How do I find all fonts loaded by a webpage?
In Chrome DevTools: Network tab → filter by 'Font' to see all font files loaded. The Computed CSS tab also shows the resolved font-family value for any selected element. In onHover's Assets Viewer, fonts are listed in a separate category showing the font filename, format (woff2, woff, ttf), and URL. This makes it easy to see how many font variants are loaded and whether a page is loading unnecessary font weights.
How do I find the URL of any image on a webpage?
Right-click the image and select 'Open image in new tab' or 'Copy image address.' For background images set via CSS (which don't respond to right-click), you need to inspect the element's CSS to find the background-image URL. In Chrome DevTools, select the element and look in the Styles panel for the background-image property. onHover's Assets Viewer captures both img element sources and CSS background-image URLs in one list.
How do I audit images for performance on a webpage?
Key image performance checks: Are images in WebP or AVIF format instead of JPEG/PNG? Are image dimensions reasonably close to their displayed size (a 4000px image displayed at 400px is oversized)? Do images have width and height attributes to prevent layout shift? Are images below the fold lazy-loaded? In onHover's Assets Viewer, you can see image dimensions and URLs, which reveals obvious sizing mismatches without needing to cross-reference the Network tab.
What types of assets can I view with onHover's Assets Viewer?
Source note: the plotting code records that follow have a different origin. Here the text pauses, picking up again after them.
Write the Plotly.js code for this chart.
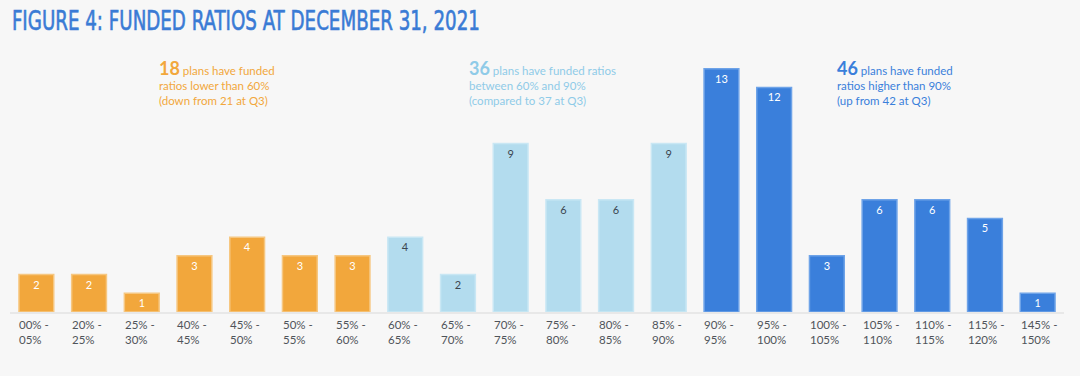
<!DOCTYPE html>
<html>
<head>
<meta charset="utf-8">
<script src="https://cdn.plot.ly/plotly-3.0.1.min.js"></script>
<style>html,body{margin:0;padding:0;background:#f7f7f7;}#chart{width:1080px;height:376px;}</style>
</head>
<body>
<div id="chart"></div>
<script>
const categories = ["00% -<br>05%","20% -<br>25%","25% -<br>30%","40% -<br>45%","45% -<br>50%","50% -<br>55%","55% -<br>60%","60% -<br>65%","65% -<br>70%","70% -<br>75%","75% -<br>80%","80% -<br>85%","85% -<br>90%","90% -<br>95%","95% -<br>100%","100% -<br>105%","105% -<br>110%","110% -<br>115%","115% -<br>120%","145% -<br>150%"];
const planCounts = [2,2,1,3,4,3,3,4,2,9,6,6,9,13,12,3,6,6,5,1];
const groups = ["low","low","low","low","low","low","low","mid","mid","mid","mid","mid","mid","high","high","high","high","high","high","high"];

const fill = {low:"#f2a73c", mid:"#b3dcee", high:"#3a7fdb"};
const edge = {low:"#f6c781", mid:"#c9e7f4", high:"#6ea3e8"};
const txt = {low:"#ffffff", mid:"#3c4650", high:"#ffffff"};

const xs = categories.map((c,i)=>i);
const trace = {
  type:"bar",
  x: xs,
  y: planCounts,
  text: planCounts.map(String),
  textposition:"inside",
  insidetextanchor:"end",
  textangle:0,
  insidetextfont:{family:"Lato, 'Open Sans', sans-serif", size:11, color:groups.map(g=>txt[g])},
  marker:{color:groups.map(g=>fill[g]), line:{color:groups.map(g=>edge[g]), width:1.5}},
  hoverinfo:"skip",
  width:0.66
};

const annotations = categories.map((c,i)=>({
  x:i, y:0, xref:"x", yref:"y", text:c, showarrow:false,
  xanchor:"left", yanchor:"top", align:"left", xshift:-19, yshift:-4,
  font:{family:"Lato, 'Open Sans', sans-serif", size:11.5, color:"#4f545a"}
}));

const notes = [
  {x:0.139, color:"#f2a73c", big:"18", rest:"plans have funded<br>ratios lower than 60%<br>(down from 21 at Q3)"},
  {x:0.4335, color:"#8fcbe8", big:"36", rest:"plans have funded ratios<br>between 60% and 90%<br>(compared to 37 at Q3)"},
  {x:0.7827, color:"#3a7fdb", big:"46", rest:"plans have funded<br>ratios higher than 90%<br>(up from 42 at Q3)"}
];
notes.forEach(n=>{
  annotations.push({
    xref:"paper", yref:"paper", x:n.x, y:0.98, xanchor:"left", yanchor:"top", align:"left",
    showarrow:false,
    text:"<span style='font-size:18px;font-weight:bold'>"+n.big+"</span> "+n.rest,
    font:{family:"Lato, 'Open Sans', sans-serif", size:11.5, color:n.color}
  });
});

const layout = {
  width:1080, height:376,
  paper_bgcolor:"#f7f7f7", plot_bgcolor:"#f7f7f7",
  margin:{l:10, r:16, t:50, b:64},
  showlegend:false,
  title:{text:"FIGURE 4: FUNDED RATIOS AT DECEMBER 31, 2021", x:0.011, xanchor:"left", y:0.968, yanchor:"top",
    font:{family:"'DejaVu Sans Condensed', sans-serif", size:26, weight:"normal", color:"#3a7bd5"}},
  xaxis:{range:[-0.5,19.5], showticklabels:false, ticks:"", showgrid:false, zeroline:false,
    showline:true, linecolor:"#e8e8e8", linewidth:1.5, fixedrange:true},
  yaxis:{range:[0,14], visible:false, fixedrange:true},
  annotations:annotations,
  bargap:0.34
};

Plotly.newPlot("chart",[trace],layout,{displayModeBar:false, staticPlot:true}).then(gd=>{
  const t = gd.querySelector(".gtitle");
  if (t) {
    t.setAttribute("textLength","468");
    t.setAttribute("lengthAdjust","spacingAndGlyphs");
    t.setAttribute("stroke","#3a7bd5");
    t.setAttribute("stroke-width","0.6");
  }
});
</script>
</body>
</html>
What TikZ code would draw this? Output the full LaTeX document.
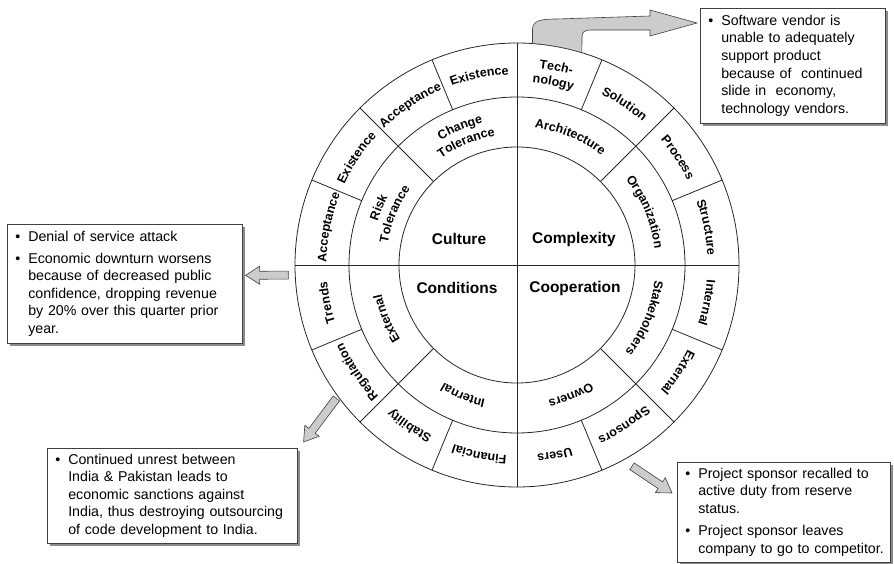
\documentclass[tikz,border=0pt]{standalone}
\usepackage{fontspec}
\setmainfont{Liberation Sans}
\usetikzlibrary{calc,decorations.text,shadows}
\setlength\parindent{0pt}

\newcommand\ringfont{\fontsize{12.5}{14}\selectfont\bfseries}
\newcommand\notefont{\fontsize{14.2}{17.6}\selectfont}

\tikzset{
  wheel/.style = {circle, draw=black!85, line width=0.8pt, inner sep=0pt,
    outer sep=0pt},% ring of the wheel
  spoke/.style = {draw=black!85, line width=0.8pt},% divider line
  core_lbl/.style = {font=\fontsize{15.5}{18}\selectfont\bfseries},% inner quadrant
  note_box/.style = {draw=black!75, fill=white, line width=0.6pt,
    anchor=north west, inner xsep=8pt, inner ysep=0pt, align=left,
    font=\notefont, drop shadow={shadow xshift=3pt, shadow yshift=-3pt,
    fill=black!45, opacity=1}},% risk box
  blk_arr/.style = {fill=black!20, draw=black!75, line width=0.6pt}% block arrow
}

% text bent along a ring, centred on angle #1, baseline radius #2
\newcommand\ringlabel[3]{%
  \path [decorate, decoration={text along path, text align=center,
    text={|\ringfont|#3}}] ({#1+40}:#2) arc [start angle={#1+40},
    end angle={#1-40}, radius=#2];}

% block arrow from tail #1 to tip #2
\newcommand\blockarrow[2]{%
  \coordinate (neck) at ($(#2)!14pt!(#1)$);
  \filldraw [blk_arr] ($(#1)!4pt!90:(#2)$) -- ($(neck)!4pt!90:(#2)$)
    -- ($(neck)!9pt!90:(#2)$) -- (#2) -- ($(neck)!9pt!-90:(#2)$)
    -- ($(neck)!4pt!-90:(#2)$) -- ($(#1)!4pt!-90:(#2)$) -- cycle;}

\begin{document}
\begin{tikzpicture}[x=1pt, y=1pt]
\useasboundingbox (-517,-299) rectangle (377,265);

% wheel
\node [wheel, minimum size=444pt] (rim) at (0,0) {};
\node [wheel, minimum size=336pt] (mid) at (0,0) {};
\node [wheel, minimum size=236pt] (hub) at (0,0) {};
\draw [spoke] (rim.north) -- (rim.south) (rim.west) -- (rim.east);
\foreach \a in {45,135,225,315}
  \draw [spoke] (\a:118) -- (\a:222);
\foreach \a in {22.5,67.5,...,337.5}
  \draw [spoke] (\a:168) -- (\a:222);

\node [core_lbl] (culture) at (-58,26) {Culture};
\node [core_lbl] (complexity) at (57,26) {Complexity};
\node [core_lbl] (conditions) at (-60,-23) {Conditions};
\node [core_lbl] (cooperation) at (58,-23) {Cooperation};

% middle ring
\ringlabel{67.5}{138.5}{Architecture}
\ringlabel{22.5}{138.5}{Organization}
\ringlabel{337.5}{138.5}{Stakeholders}
\ringlabel{292.5}{138.5}{Owners}
\ringlabel{247.5}{138.5}{Internal}
\ringlabel{202.5}{138.5}{External}
\ringlabel{157.5}{146}{Risk}
\ringlabel{157.5}{131}{Tolerance}
\ringlabel{112.5}{146}{Change}
\ringlabel{112.5}{131}{Tolerance}

% outer ring
\ringlabel{11.25}{190.5}{Structure}
\ringlabel{33.75}{190.5}{Process}
\ringlabel{56.25}{190.5}{Solution}
\ringlabel{78.75}{198}{Tech-}
\ringlabel{78.75}{183}{nology}
\ringlabel{101.25}{190.5}{Existence}
\ringlabel{123.75}{190.5}{Acceptance}
\ringlabel{146.25}{190.5}{Existence}
\ringlabel{168.75}{190.5}{Acceptance}
\ringlabel{191.25}{190.5}{Trends}
\ringlabel{213.75}{190.5}{Regulation}
\ringlabel{236.25}{190.5}{Stability}
\ringlabel{258.75}{190.5}{Financial}
\ringlabel{281.25}{190.5}{Users}
\ringlabel{303.75}{190.5}{Sponsors}
\ringlabel{326.25}{190.5}{External}
\ringlabel{348.75}{190.5}{Internal}

% risk boxes
\node [note_box, text width=219pt, minimum height=119pt] (lbox) at (-510,41) {%
  \begin{tabular}{@{}p{13pt}@{}l@{}}
  \textbullet & Denial of service attack\\[4.5pt]
  \textbullet & Economic downturn worsens\\
   & because of decreased public\\
   & confidence, dropping revenue\\
   & by 20\% over this quarter prior\\
   & year.
  \end{tabular}};
\node [note_box, text width=169pt, minimum height=115pt] (tbox) at (183,257) {%
  \begin{tabular}{@{}p{13pt}@{}l@{}}
  \textbullet & Software vendor is\\
   & unable to adequately\\
   & support product\\
   & because of\ \ continued\\
   & slide in\ \ economy,\\
   & technology vendors.
  \end{tabular}};
\node [note_box, text width=234pt, minimum height=95pt] (blbox) at (-470,-183) {%
  \begin{tabular}{@{}p{13pt}@{}l@{}}
  \textbullet & Continued unrest between\\
   & India \& Pakistan leads to\\
   & economic sanctions against\\
   & India, thus destroying outsourcing\\
   & of code development to India.
  \end{tabular}};
\node [note_box, text width=197pt, minimum height=100pt] (brbox) at (160,-197) {%
  \begin{tabular}{@{}p{13pt}@{}l@{}}
  \textbullet & Project sponsor recalled to\\
   & active duty from reserve\\
   & status.\\[4.5pt]
  \textbullet & Project sponsor leaves\\
   & company to go to competitor.
  \end{tabular}};

% arrows from the wheel to the boxes
\coordinate (trends_o) at ($(rim.183)+(-7,1.5)$);
\coordinate (lbox_in) at ($(lbox.east)+(3,8.5)$);
\blockarrow{trends_o}{lbox_in}
\coordinate (reg_o) at ($(rim.216)+(-1,-3)$);
\coordinate (blbox_in) at ($(blbox.north east)+(6,6)$);
\blockarrow{reg_o}{blbox_in}
\coordinate (spons_o) at ($(rim.300)+(4,-9)$);
\coordinate (brbox_in) at ($(brbox.north west)+(-5,-31)$);
\blockarrow{spons_o}{brbox_in}
\coordinate (tbox_in) at ($(tbox.north west)+(-3,-15)$);
\filldraw [blk_arr] (rim.86) -- ++(0,14) .. controls +(0,9) and (24,246) .. (40,246)
  -- (133,249) -- (133,255) -- (tbox_in) -- (133,229) -- (133,235) -- (75,235)
  .. controls (67,235) and (65,233) .. (65,228) -- (rim.73)
  arc [start angle=73, end angle=86, radius=222] -- cycle;
\end{tikzpicture}
\end{document}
onHover's Assets Viewer lists all resource types loaded by a page: images (PNG, JPEG, WebP, GIF), SVGs (both file-based and inline), stylesheets, JavaScript files, fonts (WOFF2, WOFF, TTF), video files, and iframes. Each asset shows its URL, file size where available, and dimensions for visual assets. You can filter by type and copy URLs or download files directly from the panel.